-- start Raw records --

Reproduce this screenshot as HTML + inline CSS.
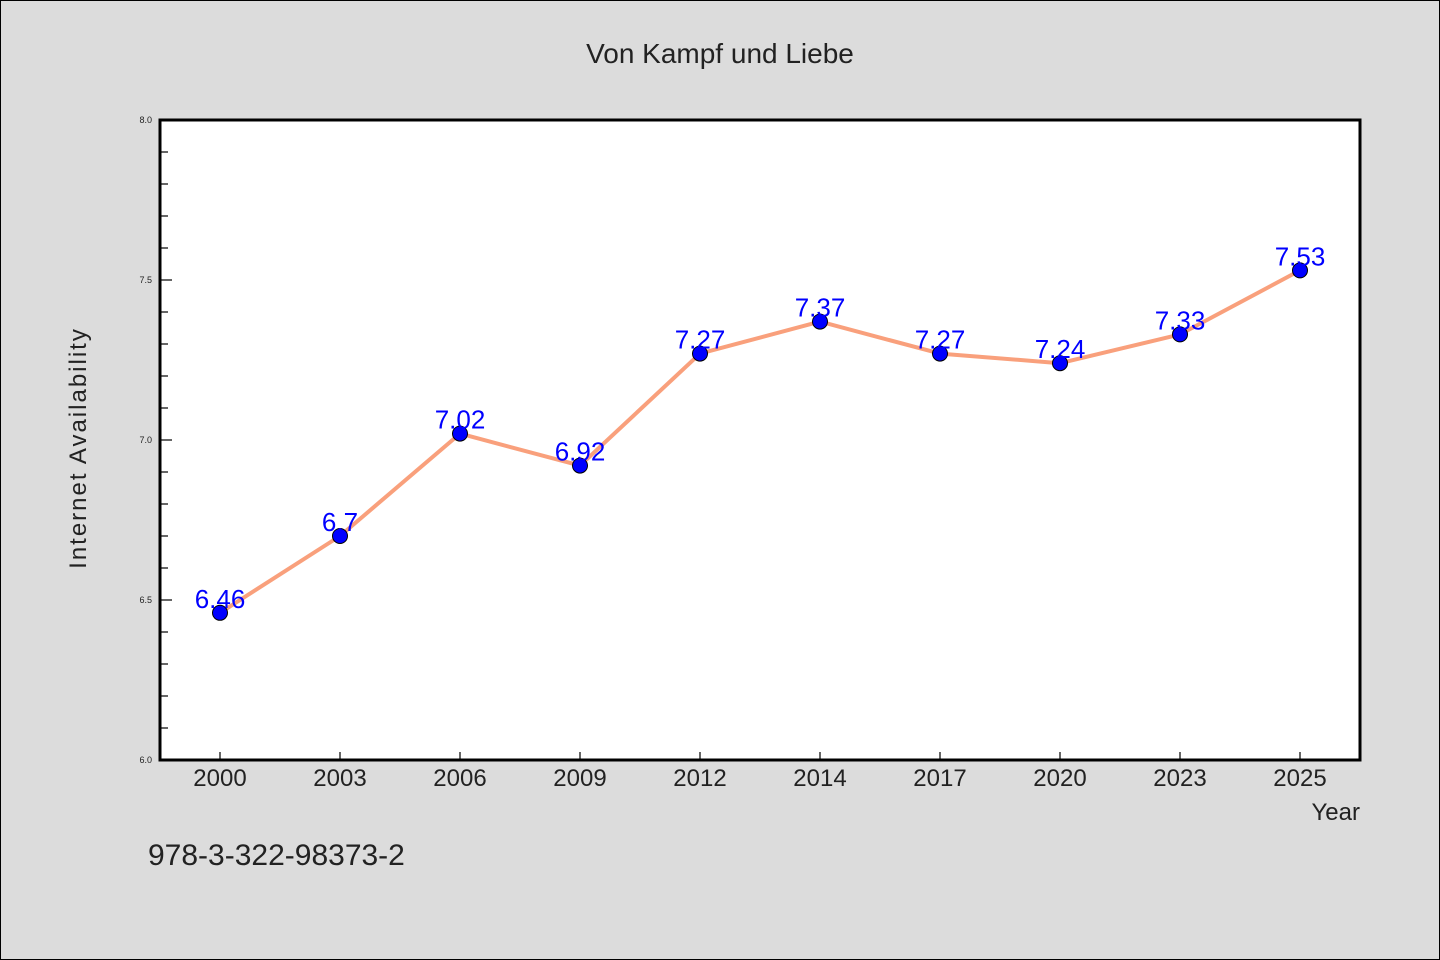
<!DOCTYPE html>
<html><head><meta charset="utf-8"><style>
html,body{margin:0;padding:0;background:#dcdcdc}
svg{display:block}
text{font-family:"WenQuanYi Zen Hei","Liberation Sans",sans-serif}
</style></head><body>
<svg id="c" width="1440" height="960" xmlns="http://www.w3.org/2000/svg">
<rect x="0.5" y="0.5" width="1439" height="959" fill="#dcdcdc" stroke="#000"/>
<text x="720" y="63" text-anchor="middle" font-size="28" fill="#222">Von Kampf und Liebe</text>
<rect x="160" y="120" width="1200" height="640" fill="#fff"/>
<g id="axes"></g>
<g id="marks"></g>
<rect x="160" y="120" width="1200" height="640" fill="none" stroke="#000" stroke-width="3"/>
<text x="86" y="448" text-anchor="middle" font-size="24" fill="#222" letter-spacing="2" transform="rotate(-90 86 448)">Internet Availability</text>
<text x="1360" y="820" text-anchor="end" font-size="24" fill="#222">Year</text>
<text x="148" y="865" font-size="30" fill="#222">978-3-322-98373-2</text>
</svg>
<script>
const categories=["2000","2003","2006","2009","2012","2014","2017","2020","2023","2025"];
const values=[6.46,6.7,7.02,6.92,7.27,7.37,7.27,7.24,7.33,7.53];
const yTicks=["6.0","6.5","7.0","7.5","8.0"];
const NS="http://www.w3.org/2000/svg";
const L=160,T=120,B=760,ymin=6,ymax=8;
const xs=i=>220+i*120;
const ys=v=>B-(v-ymin)/(ymax-ymin)*(B-T);
function mk(tag,attrs,parent){const e=document.createElementNS(NS,tag);for(const k in attrs)e.setAttribute(k,attrs[k]);parent.appendChild(e);return e;}
const ax=document.getElementById('axes'),mg=document.getElementById('marks');
for(let k=0;k<=20;k++){const v=ymin+k*0.1;const y=ys(v);const major=k%5===0;
const t=mk('line',{x1:L,x2:L+(major?12:8),y1:y,y2:y,stroke:'#000','stroke-width':1.2},ax);

}
yTicks.forEach(s=>{const t=mk('text',{x:L-8,y:ys(parseFloat(s))+3,'text-anchor':'end','font-size':9,fill:'#222'},ax);t.textContent=s;

});
categories.forEach((c,i)=>{const l=mk('line',{x1:xs(i),x2:xs(i),y1:B,y2:B-8,stroke:'#000','stroke-width':1.2},ax);


const t=mk('text',{x:xs(i),y:B+26,'text-anchor':'middle','font-size':24,fill:'#222'},ax);t.textContent=c;

});
const pl=mk('polyline',{points:values.map((v,i)=>xs(i)+','+ys(v)).join(' '),fill:'none',stroke:'#f9a07c','stroke-width':4,'stroke-linejoin':'round'},mg);


values.forEach((v,i)=>{const c=mk('circle',{cx:xs(i),cy:ys(v),r:7.5,fill:'#0000ff',stroke:'#000','stroke-width':1},mg);


const t=mk('text',{x:xs(i),y:ys(v)-5,'text-anchor':'middle','font-size':26,fill:'#0000ff'},mg);t.textContent=String(v);

});
</script>
</body></html>
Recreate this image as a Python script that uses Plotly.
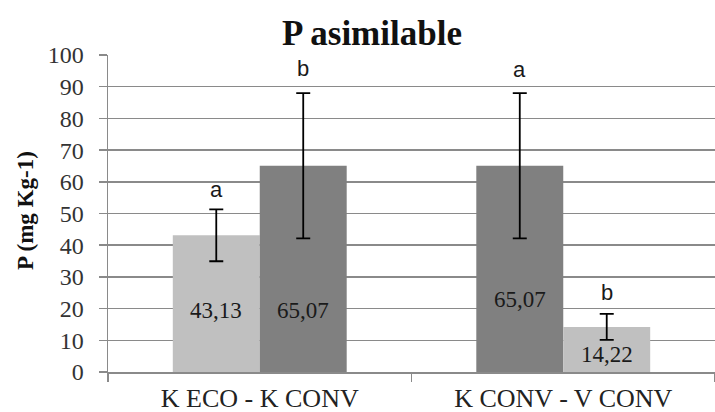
import plotly.graph_objects as go

categories = ["K ECO - K CONV", "K CONV - V CONV"]
left_values = [43.13, 65.07]
right_values = [65.07, 14.22]
left_err = [8.2, 22.9]
right_err = [22.9, 4.1]
left_colors = ["#c0c0c0", "#808080"]
right_colors = ["#808080", "#c0c0c0"]
left_value_text = ["43,13", "65,07"]
right_value_text = ["65,07", "14,22"]
left_value_label_y = [19.5, 23.0]
right_value_label_y = [19.5, 5.4]
left_letters = ["a", "a"]
right_letters = ["b", "b"]
left_letter_y = [57.7, 95.3]
right_letter_y = [95.9, 25.0]
y_ticks = list(range(0, 101, 10))

bargap = 0.427
off = (1 - bargap) / 4

fig = go.Figure()
fig.add_trace(go.Bar(
    x=categories, y=left_values, marker=dict(color=left_colors, line=dict(width=0)),
    error_y=dict(type="data", array=left_err, color="#000000", thickness=1.8, width=7),
    showlegend=False, hoverinfo="skip"))
fig.add_trace(go.Bar(
    x=categories, y=right_values, marker=dict(color=right_colors, line=dict(width=0)),
    error_y=dict(type="data", array=right_err, color="#000000", thickness=1.8, width=7),
    showlegend=False, hoverinfo="skip"))

serif = "Liberation Serif"
sans = "Liberation Sans"

L, R, T, B = 108, 0, 55, 40
W, H = 715, 412
pw, ph = W - L - R, H - T - B

ann = []
for i in range(len(categories)):
    for dx, txt, ty, let, ly in [(-off, left_value_text[i], left_value_label_y[i], left_letters[i], left_letter_y[i]),
                                 (off, right_value_text[i], right_value_label_y[i], right_letters[i], right_letter_y[i])]:
        ann.append(dict(x=i + dx, y=ty, xref="x", yref="y", text=txt, showarrow=False,
                        font=dict(family=serif, size=23, color="#1a1a1a"), xanchor="center", yanchor="middle"))
        ann.append(dict(x=i + dx, y=ly, xref="x", yref="y", text=let, showarrow=False,
                        font=dict(family=sans, size=22, color="#1a1a1a"), xanchor="center", yanchor="middle"))

ann.append(dict(x=(25 - L) / pw, y=(H - 211 - B) / ph, xref="paper", yref="paper",
                text="<b>P (mg Kg-1)</b>", showarrow=False, xanchor="center", yanchor="middle",
                textangle=-90, font=dict(family=serif, size=23, color="#111")))

fig.update_layout(
    width=W, height=H,
    margin=dict(l=L, r=R, t=T, b=B, pad=0),
    paper_bgcolor="white", plot_bgcolor="white",
    barmode="group", bargap=bargap, bargroupgap=0,
    title=dict(text="<b>P asimilable</b>", x=372 / W, xref="container", xanchor="center",
               y=1 - 33 / H, yref="container", yanchor="middle",
               font=dict(family=serif, size=35, color="#111")),
    annotations=ann,
)
fig.update_yaxes(range=[0, 100], tickvals=y_ticks, showgrid=True, gridcolor="#8a8a8a", gridwidth=1.5,
                 showline=True, linecolor="#8a8a8a", linewidth=1.5, ticks="outside", ticklen=8,
                 tickcolor="#8a8a8a", tickwidth=1.5, ticklabelstandoff=10,
                 tickfont=dict(family=serif, size=24, color="#333"), zeroline=False, fixedrange=True,
                 automargin=False)
fig.update_xaxes(showline=True, linecolor="#8a8a8a", linewidth=1.5, ticks="outside", ticklen=8,
                 tickson="boundaries", tickcolor="#8a8a8a", tickwidth=1.5,
                 tickfont=dict(family=serif, size=26, color="#222"), ticklabelstandoff=2,
                 automargin=False, fixedrange=True)

fig.write_html("out.html", config={"displayModeBar": False, "staticPlot": True},
               post_script="document.body.style.margin='0';document.body.style.overflow='hidden';")
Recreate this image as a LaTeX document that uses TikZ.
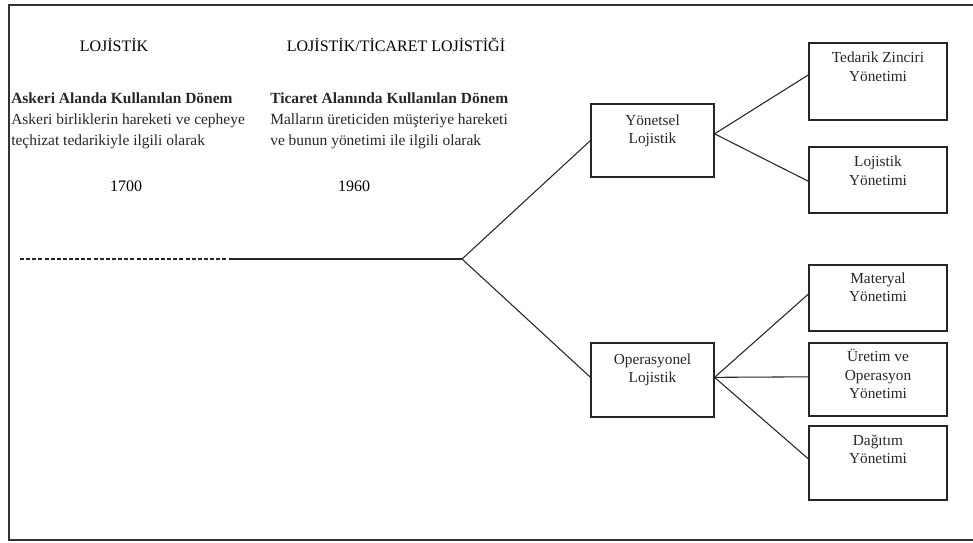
\documentclass[tikz,border=0pt]{standalone}
\usepackage{fontspec}
\setmainfont{Liberation Serif}
\begin{document}
\begin{tikzpicture}[x=0.75pt,y=-0.75pt,
  box/.style={draw=black!85,line width=0.8pt,rectangle,inner sep=0pt},
  btext/.style={font=\fontsize{11.5}{13.8}\selectfont,align=center,text=black!85,inner sep=0pt,anchor=north},
  head/.style={font=\fontsize{12}{14}\selectfont,text=black,inner sep=0pt},
  body/.style={font=\fontsize{11.6}{15.6}\selectfont,text=black!85,inner sep=0pt,align=left,anchor=north west},
  conn/.style={draw=black!85,line width=0.8pt}]
\useasboundingbox (0,0) rectangle (973,542);
% frame
\draw[black!80,line width=1pt] (973,5) -- (9,5) -- (9,540) -- (973,540);
% left column
\node[head] (h1) at (114,45) {LOJİSTİK};
\node[body] (b1) at (11,93) {\textbf{Askeri Alanda Kullanılan Dönem}\\Askeri birliklerin hareketi ve cepheye\\teçhizat tedarikiyle ilgili olarak};
\node[head] (y1) at (126,186) {1700};
% right column
\node[head] (h2) at (396,45) {LOJİSTİK/TİCARET LOJİSTİĞİ};
\node[body] (b2) at (270,93) {\textbf{Ticaret Alanında Kullanılan Dönem}\\Malların üreticiden müşteriye hareketi\\ve bunun yönetimi ile ilgili olarak};
\node[head] (y2) at (354,186) {1960};
% boxes
\node[box,minimum width=92.25pt,minimum height=54.75pt] (yon) at (652.5,140.5) {};
\node[btext] (yont) at ([yshift=-8pt]yon.north) {Yönetsel\\Lojistik};
\node[box,minimum width=92.25pt,minimum height=55.5pt] (ope) at (652.5,380) {};
\node[btext] (opet) at ([yshift=-8pt]ope.north) {Operasyonel\\Lojistik};
\node[box,minimum width=103.5pt,minimum height=57.75pt] (ted) at (878,81.5) {};
\node[btext] (tedt) at ([yshift=-7pt]ted.north) {Tedarik Zinciri\\Yönetimi};
\node[box,minimum width=103.5pt,minimum height=49.5pt] (loj) at (878,180) {};
\node[btext] (lojt) at ([yshift=-7pt]loj.north) {Lojistik\\Yönetimi};
\node[box,minimum width=103.5pt,minimum height=49.5pt] (mat) at (878,298) {};
\node[btext] (matt) at ([yshift=-6pt]mat.north) {Materyal\\Yönetimi};
\node[box,minimum width=103.5pt,minimum height=54.75pt] (ure) at (878,379.5) {};
\node[btext] (uret) at ([yshift=-5pt]ure.north) {Üretim ve\\Operasyon\\Yönetimi};
\node[box,minimum width=103.5pt,minimum height=55.5pt] (dag) at (878,463) {};
\node[btext] (dagt) at ([yshift=-7pt]dag.north) {Dağıtım\\Yönetimi};
% timeline
\coordinate (ds) at (20,259);
\coordinate (de) at (233,259);
\coordinate (jn) at (462,259);
\draw[conn,dash pattern=on 3pt off 1.6pt] (ds) -- (de);
\draw[conn] (de) -- (jn);
\draw[conn] (jn) -- (yon.west);
\draw[conn] (jn) -- ([yshift=2pt]ope.west);
\draw[conn] ([yshift=5pt]yon.east) -- ([yshift=5pt]ted.west);
\draw[conn] ([yshift=5pt]yon.east) -- ([yshift=-1pt]loj.west);
\draw[conn] ([yshift=2pt]ope.east) -- ([yshift=3pt]mat.west);
\draw[conn] ([yshift=2pt]ope.east) -- ([yshift=2pt]ure.west);
\draw[conn] ([yshift=2pt]ope.east) -- ([yshift=3pt]dag.west);
\end{tikzpicture}
\end{document}
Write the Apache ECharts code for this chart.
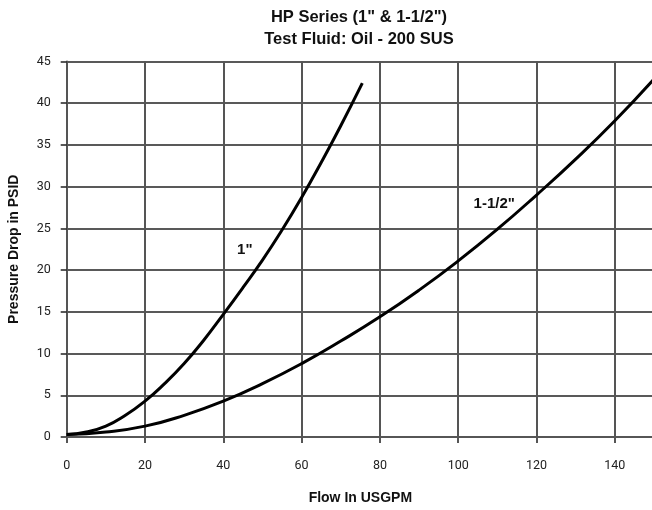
<!DOCTYPE html>
<html>
<head>
<meta charset="utf-8">
<script src="https://cdn.jsdelivr.net/npm/echarts@6/dist/echarts.min.js"></script>
<style>html,body{margin:0;padding:0;background:#fff}#c{width:652px;height:510px}</style>
</head>
<body>
<div id="c"></div>
<script>
// Flow (USGPM) vs Pressure drop (PSID)
const flow1 = [0, 5, 10, 15, 20, 25, 30, 35, 40, 45, 50, 55, 60, 65, 70, 75.5];
const psid1 = [0.3, 0.6, 1.3, 2.6, 4.3, 6.4, 8.8, 11.6, 14.7, 17.9, 21.2, 24.8, 28.7, 32.9, 37.3, 42.4];
const flow15 = [0, 10, 20, 30, 40, 50, 60, 70, 80, 90, 100, 110, 120, 130, 140, 150];
const psid15 = [0.3, 0.6, 1.3, 2.6, 4.3, 6.4, 8.8, 11.5, 14.4, 17.6, 21.1, 24.9, 29.0, 33.3, 37.9, 42.9];
const xTicks = [0, 20, 40, 60, 80, 100, 120, 140];
const yTicks = [0, 5, 10, 15, 20, 25, 30, 35, 40, 45];
const seriesNames = ['1"', '1-1/2"'];
const titleLines = ['HP Series (1" & 1-1/2")', 'Test Fluid: Oil - 200 SUS'];
const xName = 'Flow In USGPM';
const yName = 'Pressure Drop in PSID';

const pairs = (xs, ys) => xs.map((x, i) => [x, ys[i]]);
const chart = echarts.init(document.getElementById('c'), null, {renderer: 'canvas'});
const tickFont = {fontFamily: 'Roboto', fontSize: 12.5, color: '#222'};
const boldFont = {fontFamily: 'Liberation Sans', fontWeight: 'bold', color: '#111'};
chart.setOption({
  animation: false,
  backgroundColor: '#fff',
  title: {
    text: titleLines.join('\n'),
    left: 354, top: 1, textAlign: 'center',
    textStyle: Object.assign({fontSize: 16.5, lineHeight: 22.5}, boldFont)
  },
  grid: {left: 66.7, top: 61.5, right: -2, bottom: 73, containLabel: false, outerBoundsMode: 'none'},
  xAxis: {
    type: 'value', min: 0, max: 150, interval: 20,
    name: xName, nameLocation: 'middle', nameGap: 54,
    nameTextStyle: Object.assign({fontSize: 14}, boldFont),
    axisLine: {show: true, lineStyle: {color: '#555', width: 1.5}},
    axisTick: {show: true, length: 6, lineStyle: {color: '#555', width: 2}},
    axisLabel: Object.assign({margin: 22, formatter: v => xTicks.includes(v) ? String(v) : ''}, tickFont),
    splitLine: {show: true, lineStyle: {color: '#555', width: 2}}
  },
  yAxis: {
    type: 'value', min: 0, max: 45, interval: 5,
    name: yName, nameLocation: 'middle', nameGap: 46, nameRotate: 90,
    nameTextStyle: Object.assign({fontSize: 14}, boldFont),
    axisLine: {show: true, lineStyle: {color: '#555', width: 2}},
    axisTick: {show: true, length: 6, lineStyle: {color: '#222', width: 1.5}},
    axisLabel: Object.assign({margin: 16, formatter: v => yTicks.includes(v) ? String(v) : ''}, tickFont),
    splitLine: {show: true, lineStyle: {color: '#222', width: 1.5}}
  },
  series: [
    {
      name: seriesNames[0], type: 'line', data: pairs(flow1, psid1),
      smooth: 0.5, symbol: 'none', clip: false,
      lineStyle: {color: '#000', width: 3},
      markPoint: {
        symbol: 'circle', symbolSize: 0,
        label: Object.assign({show: true, formatter: seriesNames[0], fontSize: 15}, boldFont),
        data: [{coord: [45.5, 22.4]}]
      }
    },
    {
      name: seriesNames[1], type: 'line', data: pairs(flow15, psid15),
      smooth: 0.5, symbol: 'none',
      lineStyle: {color: '#000', width: 3},
      markPoint: {
        symbol: 'circle', symbolSize: 0,
        label: Object.assign({show: true, formatter: seriesNames[1], fontSize: 15}, boldFont),
        data: [{coord: [109.2, 27.9]}]
      }
    }
  ]
});
</script>
</body>
</html>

-- end Raw records --

● Your task:
Set down the lines running from the one with "Write the Apache ECharts code for this chart." through the one with "const yName = 'Pressure Drop in PSID';", both ends kept, exactly and with no pictures.

● Reply to the exercise:
Write the Apache ECharts code for this chart.
<!DOCTYPE html>
<html>
<head>
<meta charset="utf-8">
<script src="https://cdn.jsdelivr.net/npm/echarts@6/dist/echarts.min.js"></script>
<style>html,body{margin:0;padding:0;background:#fff}#c{width:652px;height:510px}</style>
</head>
<body>
<div id="c"></div>
<script>
// Flow (USGPM) vs Pressure drop (PSID)
const flow1 = [0, 5, 10, 15, 20, 25, 30, 35, 40, 45, 50, 55, 60, 65, 70, 75.5];
const psid1 = [0.3, 0.6, 1.3, 2.6, 4.3, 6.4, 8.8, 11.6, 14.7, 17.9, 21.2, 24.8, 28.7, 32.9, 37.3, 42.4];
const flow15 = [0, 10, 20, 30, 40, 50, 60, 70, 80, 90, 100, 110, 120, 130, 140, 150];
const psid15 = [0.3, 0.6, 1.3, 2.6, 4.3, 6.4, 8.8, 11.5, 14.4, 17.6, 21.1, 24.9, 29.0, 33.3, 37.9, 42.9];
const xTicks = [0, 20, 40, 60, 80, 100, 120, 140];
const yTicks = [0, 5, 10, 15, 20, 25, 30, 35, 40, 45];
const seriesNames = ['1"', '1-1/2"'];
const titleLines = ['HP Series (1" & 1-1/2")', 'Test Fluid: Oil - 200 SUS'];
const xName = 'Flow In USGPM';
const yName = 'Pressure Drop in PSID';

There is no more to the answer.